Clyfford Still Museum opens in Denver, attracts crowd
With an opera singer belting out Mozart, a cast of dignitaries, a sprinkling of relatives of the late Clyfford Still, and a big crowd, the artist's namesake museum opened Friday in downtown Denver.
Until Friday morning, many of the paintings by the influential abstract expressionist had never been seen by the public. None of them had been viewed since he died in 1980.
The museum, a $29 million box of concrete at 1250 Bannock St., adds another architectural talking point to downtown's corridor of culture, from the Museum of Contemporary Art in Lower Downtown to the archipelago of structures near Civic Center: the Denver Public Library, the original Denver Art Museum, the museum's Hamilton wing, and now the Clyfford Still Museum.
The museum "will make the city a destination for all people interested in 20th-century art," said Denver Mayor Michael Hancock during the opening ceremonies.
Still, considered one of the fathers of abstract expressionism, died with most of his work still in his possession. His one-page will declared the entire collection, 60 years' worth of painting and drawing and sculpture, would go to a city that vowed to build a museum for it.
With nearly 20 cities vying for the collection, it took nearly a quarter-century for Still's wife, Patricia, to select the permanent home. In August 2004, she chose Denver. Gov. John Hickenlooper, who was Denver mayor at the time of Patricia Still's decision, was instrumental in persuading the artist's wife.
"I know my dad is smiling down on us," said Diane Still Knox, 72, one of Still's daughters who attended the opening. "This is a perfect combination. The building doesn't overtake the art."
The architect, Brad Cloepfil, "created a beautiful building that lights up the paintings the way they should be — with natural light," she said.
Once the doors opened at 10 a.m., art and architecture lovers began roaming the airy rooms filled with Still's big, colorful canvases and smaller drawings.

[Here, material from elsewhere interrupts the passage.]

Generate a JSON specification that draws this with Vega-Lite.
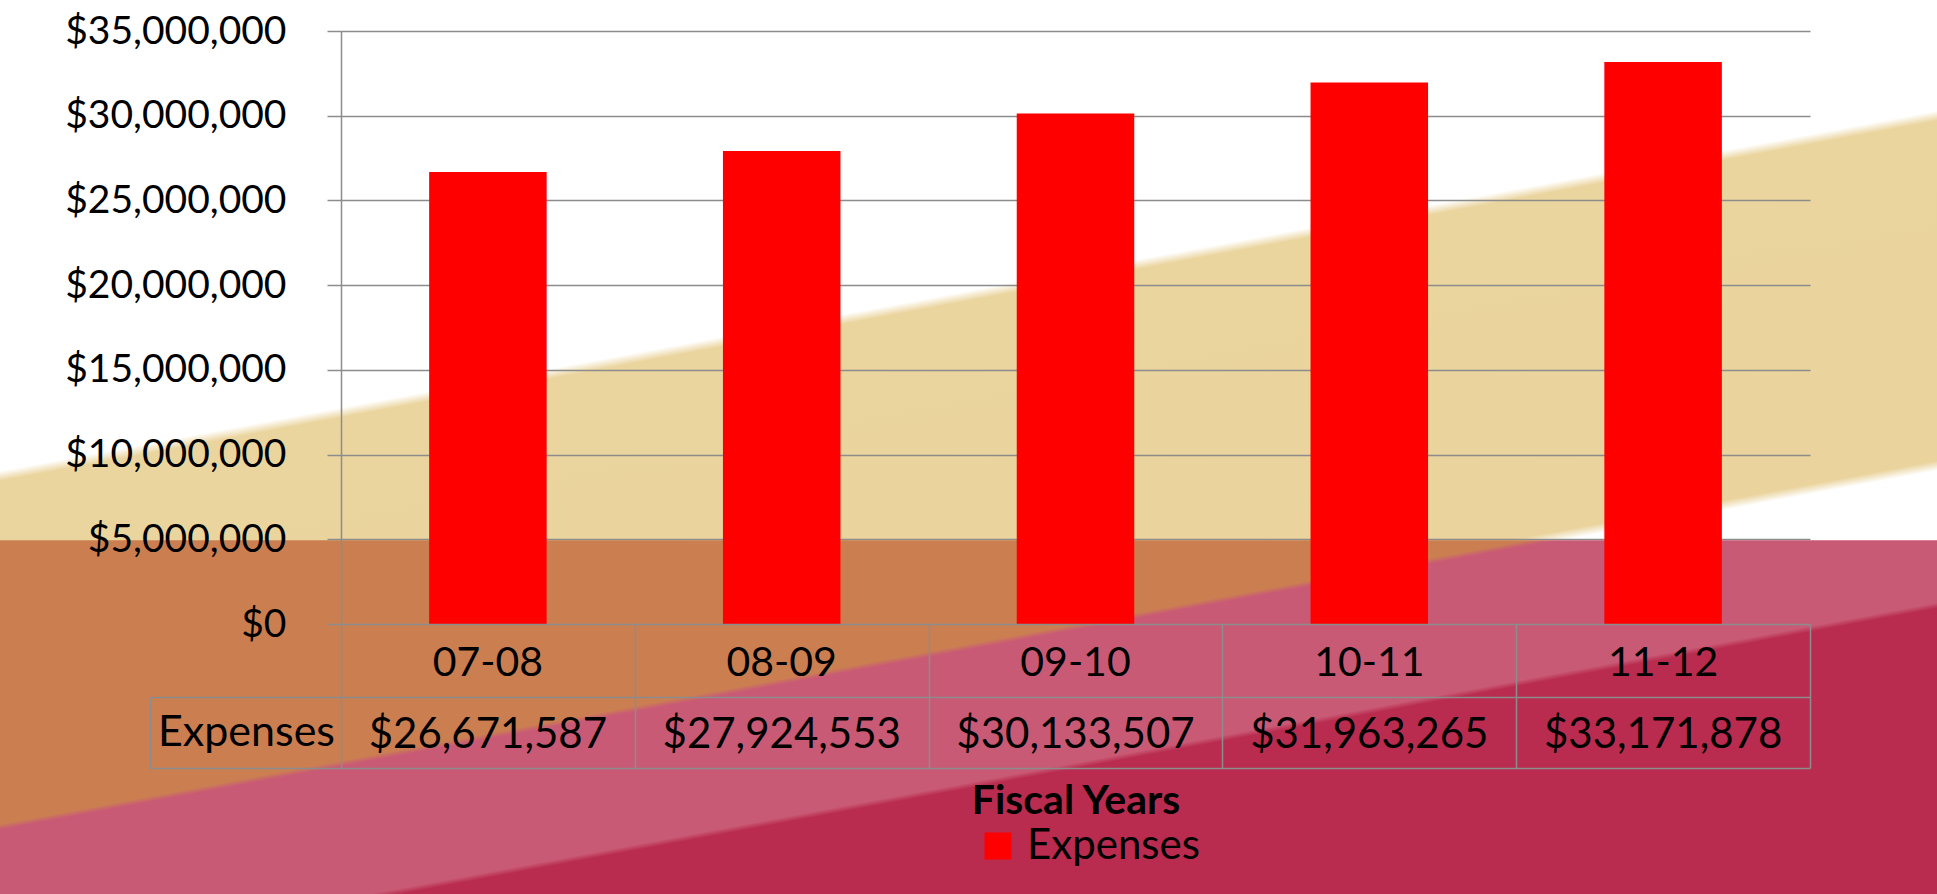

"Even his early work is a bit abstract, but it's interesting; it's like watching things melt as he becomes totally abstract," said Graham Steinruck, 25, who leads private culinary mushroom hunts around the state.
Junichi Fujita, 26, a winemaker from Denver, also appreciated the way the museum presents Still's work, from his figurative drawings and paintings in the 1920s to the gigantic canvases filled with jagged forms, highly juxtaposed color and blank canvas.
"It's great to see how his abstract expressionism formed."
Mavis Jan-Lai, 72, flew all the way from Connecticut to attend the opening.
The retired schoolteacher and artist was a childhood friend of one of Still's daughters.
"I came to see his early works, which I've never seen," she said.
May Mullan, 78, came from Wheat Ridge. The Ireland native visits Denver museums once a month.
"I like the building, but some of the paintings I don't understand," she said. "I lived in Alberta, and I liked the painting of the laborers."
Still, who was born in North Dakota, spent the first 30 years of his life painting in the prairies of eastern Washington state and Alberta, Canada. One of the nonabstract works in the collection depicts men in Alberta harvesting wheat.
Many first-day visitors came for the art, but others wanted to experience the building itself.
Sonja Ferdows, 44, a lighting designer in Denver, marveled over the building space.
"It's the way he (Cloepfil) brings daylight in that is remarkable," she said. "And how he handles the textures of materials, what he did with concrete. I have detailed photographs of the concrete that I stare at for hours."
Ferdows had attended an earlier, private opening of the museum.
"I'm inspired by the architecture," she said. "And I'm glad it is combined with art that I will get to know."